## Data block
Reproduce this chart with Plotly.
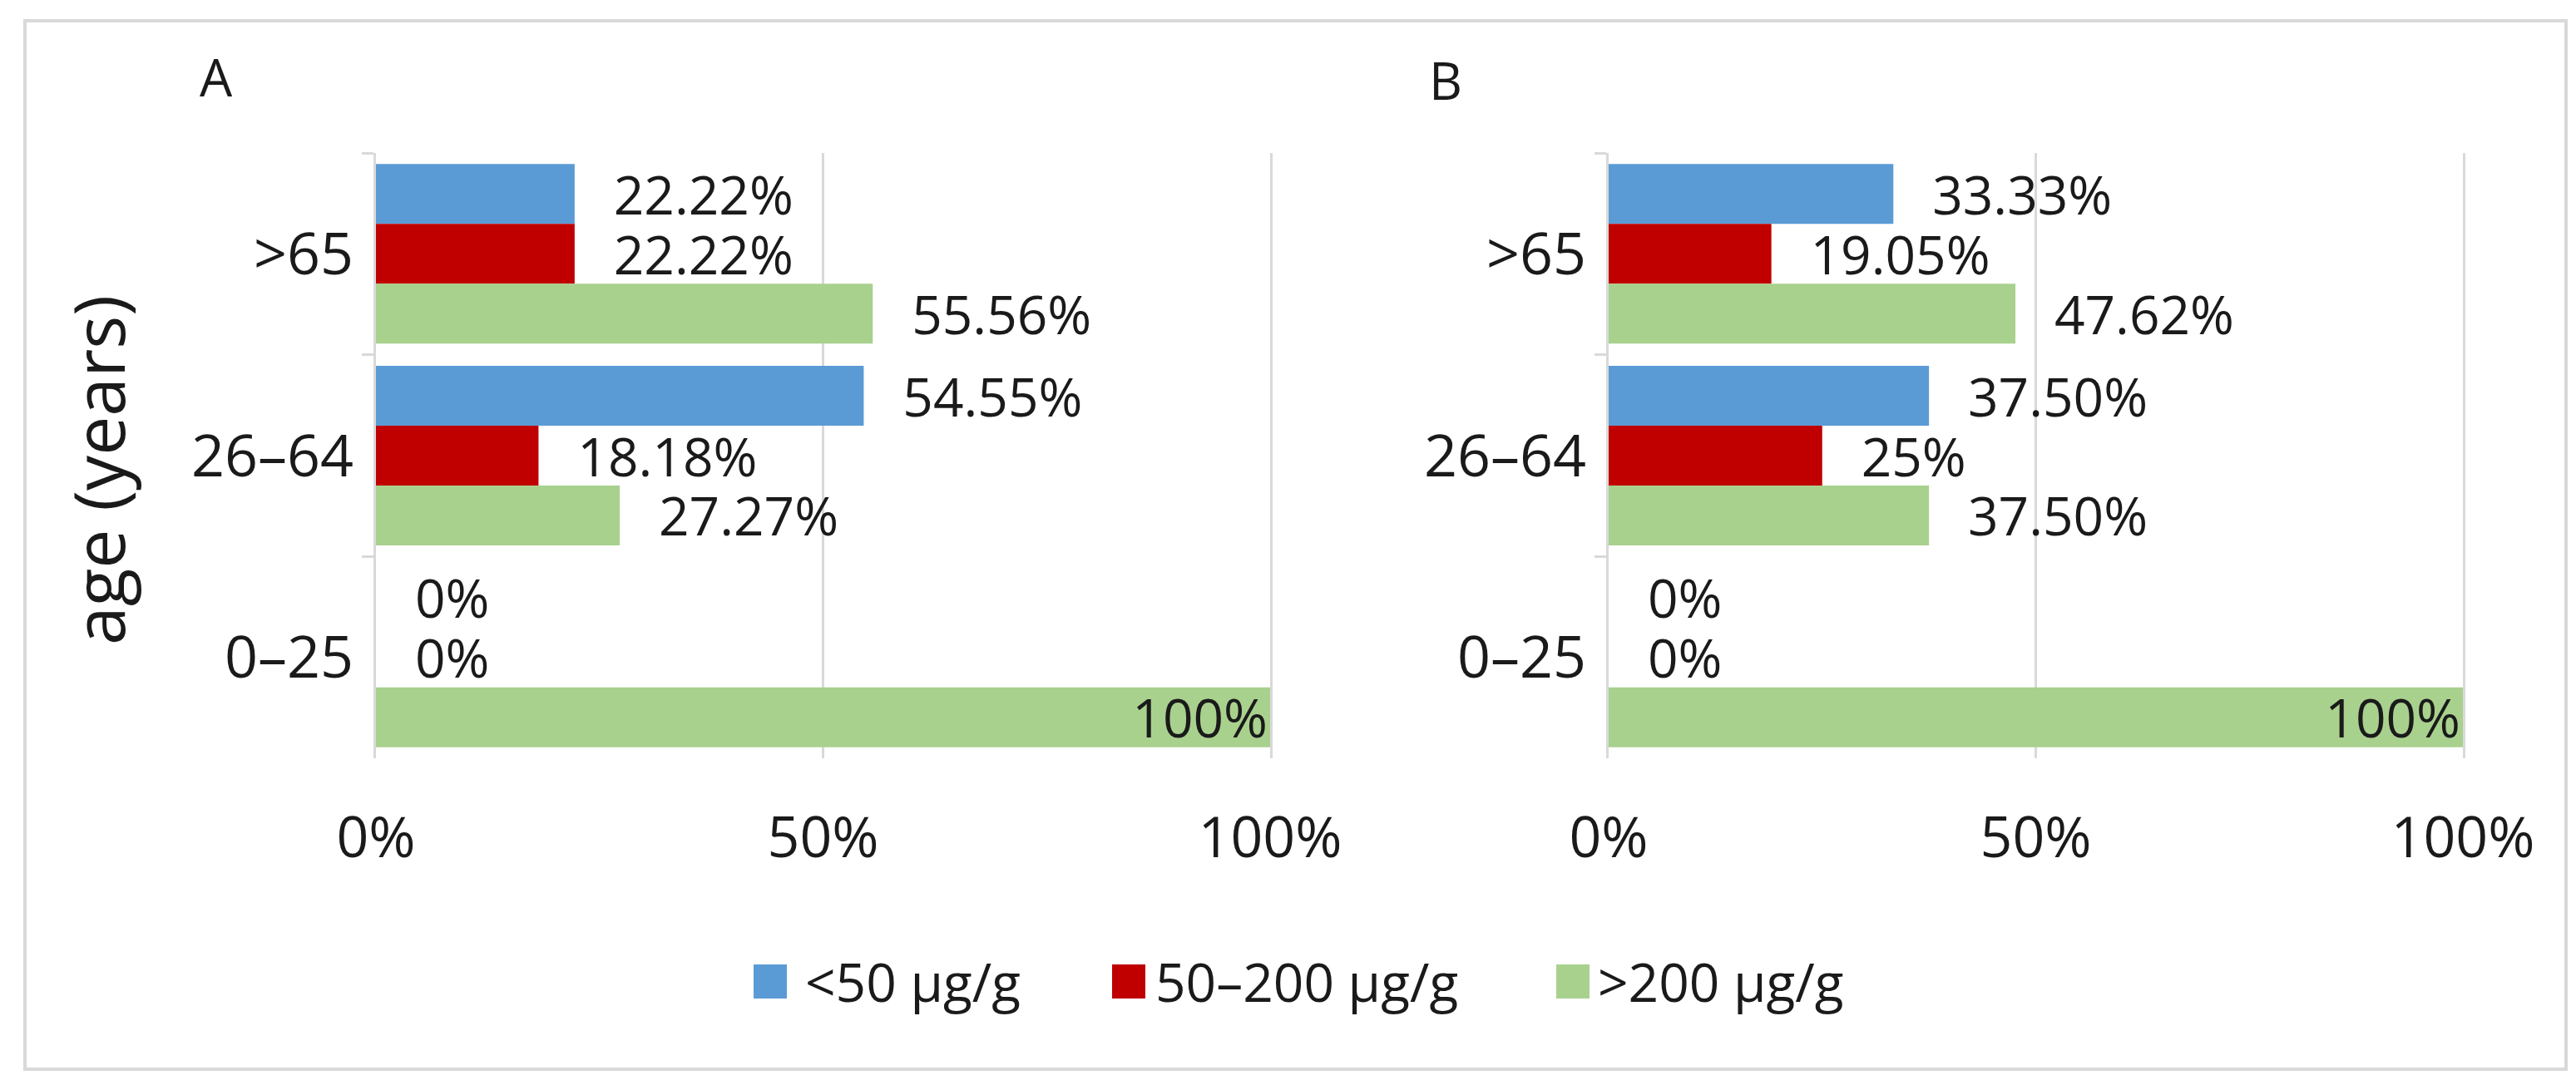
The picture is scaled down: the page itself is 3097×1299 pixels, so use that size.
import plotly.graph_objects as go

# ---------------- data ----------------
age_groups = [">65", "26–64", "0–25"]
series_names = ["<50 µg/g", "50–200 µg/g", ">200 µg/g"]
series_colors = ["#5B9BD5", "#C00000", "#A9D18E"]

panel_a_low = [22.22, 54.55, 0]
panel_a_mid = [22.22, 18.18, 0]
panel_a_high = [55.56, 27.27, 100]

panel_b_low = [33.33, 37.50, 0]
panel_b_mid = [19.05, 25, 0]
panel_b_high = [47.62, 37.50, 100]

x_tick_vals = [0, 50, 100]
x_tick_text = ["0%", "50%", "100%"]
panel_titles = ["A", "B"]
y_title = "age (years)"

FONT = "Open Sans"
W, H = 3097, 1299


def fmt(v):
    if float(v).is_integer():
        return f"{int(v)}%"
    return f"{v:.2f}%"


def labels(vals):
    txt, pos = [], []
    for v in vals:
        if v >= 100:
            txt.append(fmt(v))
            pos.append("inside")
        else:
            txt.append("\u00a0\u00a0\u2009" + fmt(v))
            pos.append("outside")
    return txt, pos


fig = go.Figure()

panels = [
    ("x", "y", [panel_a_low, panel_a_mid, panel_a_high]),
    ("x2", "y2", [panel_b_low, panel_b_mid, panel_b_high]),
]
for xa, ya, series in panels:
    for name, color, vals in zip(series_names, series_colors, series):
        txt, pos = labels(vals)
        fig.add_trace(go.Bar(
            x=vals, y=age_groups, orientation="h", name=name,
            marker=dict(color=color, line=dict(width=0)),
            text=txt, textposition=pos, insidetextanchor="end",
            textfont=dict(family=FONT, size=64, color="#1a1a1a"),
            insidetextfont=dict(family=FONT, size=64, color="#1a1a1a"),
            outsidetextfont=dict(family=FONT, size=64, color="#1a1a1a"),
            constraintext="none", cliponaxis=False,
            xaxis=xa, yaxis=ya, showlegend=False, hoverinfo="skip",
        ))

ydom = [1 - 904 / H, 1 - 176 / H]
xdomA = [444 / W, 1519 / W]
xdomB = [1926 / W, 2953 / W]

xaxis_common = dict(
    range=[0, 100], tickvals=x_tick_vals, ticktext=x_tick_text,
    showgrid=True, gridcolor="#D9D9D9", gridwidth=3, zeroline=False,
    showline=False, ticks="", ticklabelstandoff=50, automargin=False,
    tickfont=dict(family=FONT, size=68, color="#1a1a1a"), fixedrange=True,
)
yaxis_common = dict(
    autorange="reversed", type="category", showgrid=False, zeroline=False,
    showline=True, linecolor="#D9D9D9", linewidth=3, mirror=True,
    ticks="outside", tickson="boundaries", ticklen=14, tickwidth=3,
    tickcolor="#D9D9D9", ticklabelstandoff=10, automargin=False,
    tickfont=dict(family=FONT, size=70, color="#1a1a1a"), fixedrange=True,
)

fig.update_layout(
    width=W, height=H, autosize=False,
    margin=dict(l=0, r=0, t=0, b=0, pad=0, autoexpand=False),
    paper_bgcolor="white", plot_bgcolor="white",
    barmode="group", bargap=0.11, bargroupgap=0,
    font=dict(family=FONT, color="#1a1a1a"),
    xaxis=dict(domain=xdomA, anchor="y", **xaxis_common),
    xaxis2=dict(domain=xdomB, anchor="y2", **xaxis_common),
    yaxis=dict(domain=ydom, anchor="x", **yaxis_common),
    yaxis2=dict(domain=ydom, anchor="x2", **yaxis_common),
    showlegend=False,
)

# outer border
fig.add_shape(type="rect", xref="paper", yref="paper",
              x0=22 / W, x1=3077 / W, y0=1 - 1278 / H, y1=1 - 17 / H,
              line=dict(color="#D9D9D9", width=4), fillcolor="rgba(0,0,0,0)",
              layer="below")

# panel letters
for t, px, py in zip(panel_titles, [252, 1730], [84, 88]):
    fig.add_annotation(text=t, x=px / W, y=1 - py / H, xref="paper", yref="paper",
                       showarrow=False, xanchor="center", yanchor="middle",
                       font=dict(family=FONT, size=62, color="#1a1a1a"))

# y axis title
fig.add_annotation(text=y_title, x=110 / W, y=1 - 558 / H, xref="paper", yref="paper",
                   showarrow=False, textangle=-90, xanchor="center", yanchor="middle",
                   font=dict(family=FONT, size=84, color="#1a1a1a"))

# manual legend
legend_swatch_x = [898, 1329, 1863]
legend_text_x = [958, 1379, 1911]
leg_y0, leg_y1, leg_text_y = 1152, 1193, 1172
for name, color, sx, tx in zip(series_names, series_colors, legend_swatch_x, legend_text_x):
    fig.add_shape(type="rect", xref="paper", yref="paper",
                  x0=sx / W, x1=(sx + 40) / W, y0=1 - leg_y1 / H, y1=1 - leg_y0 / H,
                  line=dict(width=0), fillcolor=color)
    fig.add_annotation(text=name, x=tx / W, y=1 - leg_text_y / H, xref="paper", yref="paper",
                       showarrow=False, xanchor="left", yanchor="middle",
                       font=dict(family=FONT, size=64, color="#1a1a1a"))

fig.write_html("out.html")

## What the task requires
Copy out all the data exactly; skip the pictures.

## Worked answer
Reproduce this chart with Plotly.
The picture is scaled down: the page itself is 3097×1299 pixels, so use that size.
import plotly.graph_objects as go

# ---------------- data ----------------
age_groups = [">65", "26–64", "0–25"]
series_names = ["<50 µg/g", "50–200 µg/g", ">200 µg/g"]
series_colors = ["#5B9BD5", "#C00000", "#A9D18E"]

panel_a_low = [22.22, 54.55, 0]
panel_a_mid = [22.22, 18.18, 0]
panel_a_high = [55.56, 27.27, 100]

panel_b_low = [33.33, 37.50, 0]
panel_b_mid = [19.05, 25, 0]
panel_b_high = [47.62, 37.50, 100]

x_tick_vals = [0, 50, 100]
x_tick_text = ["0%", "50%", "100%"]
panel_titles = ["A", "B"]
y_title = "age (years)"

FONT = "Open Sans"
W, H = 3097, 1299


def fmt(v):
    if float(v).is_integer():
        return f"{int(v)}%"
    return f"{v:.2f}%"


def labels(vals):
    txt, pos = [], []
    for v in vals:
        if v >= 100:
            txt.append(fmt(v))
            pos.append("inside")
        else:
            txt.append("\u00a0\u00a0\u2009" + fmt(v))
            pos.append("outside")
    return txt, pos


fig = go.Figure()

panels = [
    ("x", "y", [panel_a_low, panel_a_mid, panel_a_high]),
    ("x2", "y2", [panel_b_low, panel_b_mid, panel_b_high]),
]
for xa, ya, series in panels:
    for name, color, vals in zip(series_names, series_colors, series):
        txt, pos = labels(vals)
        fig.add_trace(go.Bar(
            x=vals, y=age_groups, orientation="h", name=name,
            marker=dict(color=color, line=dict(width=0)),
            text=txt, textposition=pos, insidetextanchor="end",
            textfont=dict(family=FONT, size=64, color="#1a1a1a"),
            insidetextfont=dict(family=FONT, size=64, color="#1a1a1a"),
            outsidetextfont=dict(family=FONT, size=64, color="#1a1a1a"),
            constraintext="none", cliponaxis=False,
            xaxis=xa, yaxis=ya, showlegend=False, hoverinfo="skip",
        ))

ydom = [1 - 904 / H, 1 - 176 / H]
xdomA = [444 / W, 1519 / W]
xdomB = [1926 / W, 2953 / W]

xaxis_common = dict(
    range=[0, 100], tickvals=x_tick_vals, ticktext=x_tick_text,
    showgrid=True, gridcolor="#D9D9D9", gridwidth=3, zeroline=False,
    showline=False, ticks="", ticklabelstandoff=50, automargin=False,
    tickfont=dict(family=FONT, size=68, color="#1a1a1a"), fixedrange=True,
)
yaxis_common = dict(
    autorange="reversed", type="category", showgrid=False, zeroline=False,
    showline=True, linecolor="#D9D9D9", linewidth=3, mirror=True,
    ticks="outside", tickson="boundaries", ticklen=14, tickwidth=3,
    tickcolor="#D9D9D9", ticklabelstandoff=10, automargin=False,
    tickfont=dict(family=FONT, size=70, color="#1a1a1a"), fixedrange=True,
)

fig.update_layout(
    width=W, height=H, autosize=False,
    margin=dict(l=0, r=0, t=0, b=0, pad=0, autoexpand=False),
    paper_bgcolor="white", plot_bgcolor="white",
    barmode="group", bargap=0.11, bargroupgap=0,
    font=dict(family=FONT, color="#1a1a1a"),
    xaxis=dict(domain=xdomA, anchor="y", **xaxis_common),
    xaxis2=dict(domain=xdomB, anchor="y2", **xaxis_common),
    yaxis=dict(domain=ydom, anchor="x", **yaxis_common),
    yaxis2=dict(domain=ydom, anchor="x2", **yaxis_common),
    showlegend=False,
)

# outer border
fig.add_shape(type="rect", xref="paper", yref="paper",
              x0=22 / W, x1=3077 / W, y0=1 - 1278 / H, y1=1 - 17 / H,
              line=dict(color="#D9D9D9", width=4), fillcolor="rgba(0,0,0,0)",
              layer="below")

# panel letters
for t, px, py in zip(panel_titles, [252, 1730], [84, 88]):
    fig.add_annotation(text=t, x=px / W, y=1 - py / H, xref="paper", yref="paper",
                       showarrow=False, xanchor="center", yanchor="middle",
                       font=dict(family=FONT, size=62, color="#1a1a1a"))

# y axis title
fig.add_annotation(text=y_title, x=110 / W, y=1 - 558 / H, xref="paper", yref="paper",
                   showarrow=False, textangle=-90, xanchor="center", yanchor="middle",
                   font=dict(family=FONT, size=84, color="#1a1a1a"))

# manual legend
legend_swatch_x = [898, 1329, 1863]
legend_text_x = [958, 1379, 1911]
leg_y0, leg_y1, leg_text_y = 1152, 1193, 1172
for name, color, sx, tx in zip(series_names, series_colors, legend_swatch_x, legend_text_x):
    fig.add_shape(type="rect", xref="paper", yref="paper",
                  x0=sx / W, x1=(sx + 40) / W, y0=1 - leg_y1 / H, y1=1 - leg_y0 / H,
                  line=dict(width=0), fillcolor=color)
    fig.add_annotation(text=name, x=tx / W, y=1 - leg_text_y / H, xref="paper", yref="paper",
                       showarrow=False, xanchor="left", yanchor="middle",
                       font=dict(family=FONT, size=64, color="#1a1a1a"))

fig.write_html("out.html")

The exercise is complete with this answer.